Puisque vous voulez bien vous intéresser à ce qui me concerne plus personnellement, j’ajouterai que le temps écoulé depuis mon retour ne m’a pas laissé libre de m’exprimer avec quelque ampleur. J’ai dû faire face à cette situation inattendue : l’élargissement considérable de l’audience faite aux idées «surréalistes» entraînant une interrogation et une attente de directives à la fois très pressantes et très diffuses, de la part d’éléments très jeunes dont je continue à ne savoir trop que faire (cela se fût aisément filtré par le moyen d’une revue mais les éditeurs sont restés jusqu’ici velléitaires), la très irritante agitation entretenue journellement autour de mes faits et gestes par une clique disposant de grands moyens et n’éprouvant, en outre, aucun scrupule à en passer par les pires (je crois devoir vous en faire grâce, mais ce sont vraiment les pires). Il est difficile de dire jusqu’à quand cela durera. Je n’envisage guère que de m’absenter cet hiver de Paris, pour tenter d’échapper à cette persécution tour à tour aimable et détestable.
Que n’êtes-vous cependant à Paris. Naturellement je me perds en conjectures sur les raisons qui vous empêchent d’y être. Mais je me surprends à penser (un peu mystiquement) parfois qu’il dépend de l’absence d’une lumière, là devant tel numéro, pour que la rue soit sombre et plus inquiétante.
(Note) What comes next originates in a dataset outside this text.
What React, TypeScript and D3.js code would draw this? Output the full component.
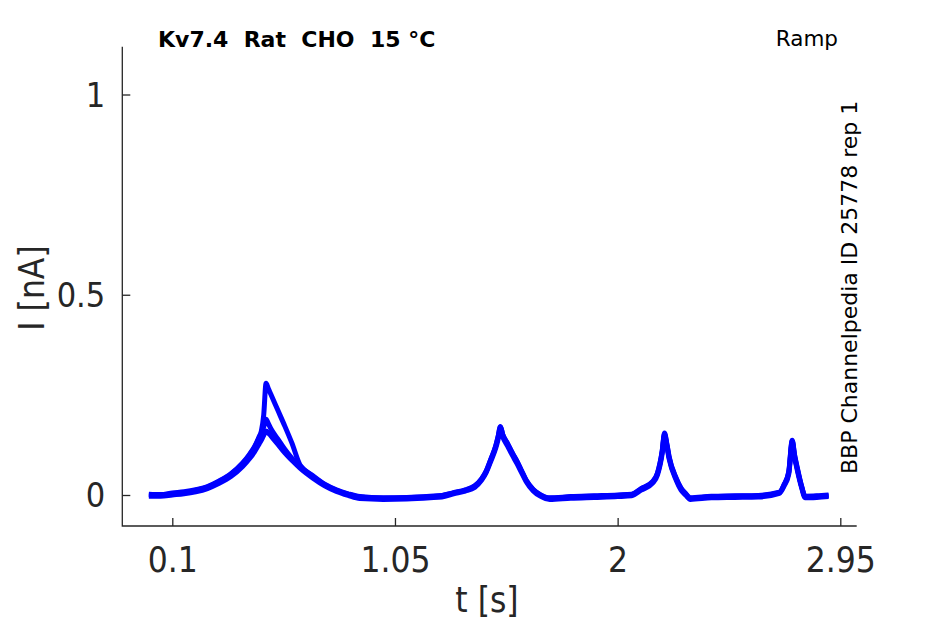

Je suis tout à votre disposition pour vous faire adresser telles publications qu’il pourrait vous être agréable de lire ou de feuilleter : pour les périodiques, par exemple, Critique, La Revue internationale, Fontaine, Les Cahiers de la Pléiade (je crois qu’on peut aisément s’en tenir là). Les ouvrages récents, en langue française, qui m’ont le plus frappé sont Heureux les Pacifiques, par « Raymond Abellio [pseudonyme de Georges Soulès] » (les staliniens dénoncent, sous ce pseudonyme, un prétendu milicien mais rien n’est moins sûr : il s’agit d’un roman auquel a été, je crois, attribué le « Grand prix de la critique » — je ne sais quelle est votre tolérance du côté de ce genre d’écrits, la mienne n’est pas grande, mais cet ouvrage donne l’impression de dominer la situation actuelle, ce qui n’est pas «facile») et Sens-plastique, par Malcolm de Chazal, énorme recueil d’aphorismes qui arrive inexplicablement de Port-Louis (île Maurice), The general Printing Stationary Co, Ed., d’intérêt assez strictement poétique mais qui, en dépit de monumentales scories, semble la somme de tout ce qui se peut réaliser sur le plan de « l’analogie universelle » (à ce propos je vous adresse par même courrier l’Ode à Charles Fourier : les « surréalistes révolutionnaires » y ont répondu par un poème collectif d’une ligne, l’Ode à Marx que voici : « U.R.S.S. capitale Moscou »). Aux deux ouvrages que je citais pourrait s’adjoindre, sur le plan critique, La Symbolique de Rimbaud, par Jacques Gengoux, qui m’a paru apporter la seule clé valable pour cette œuvre, bien que l’auteur soit un jeune jésuite et que je reste sur la plus complète défensive à son égard.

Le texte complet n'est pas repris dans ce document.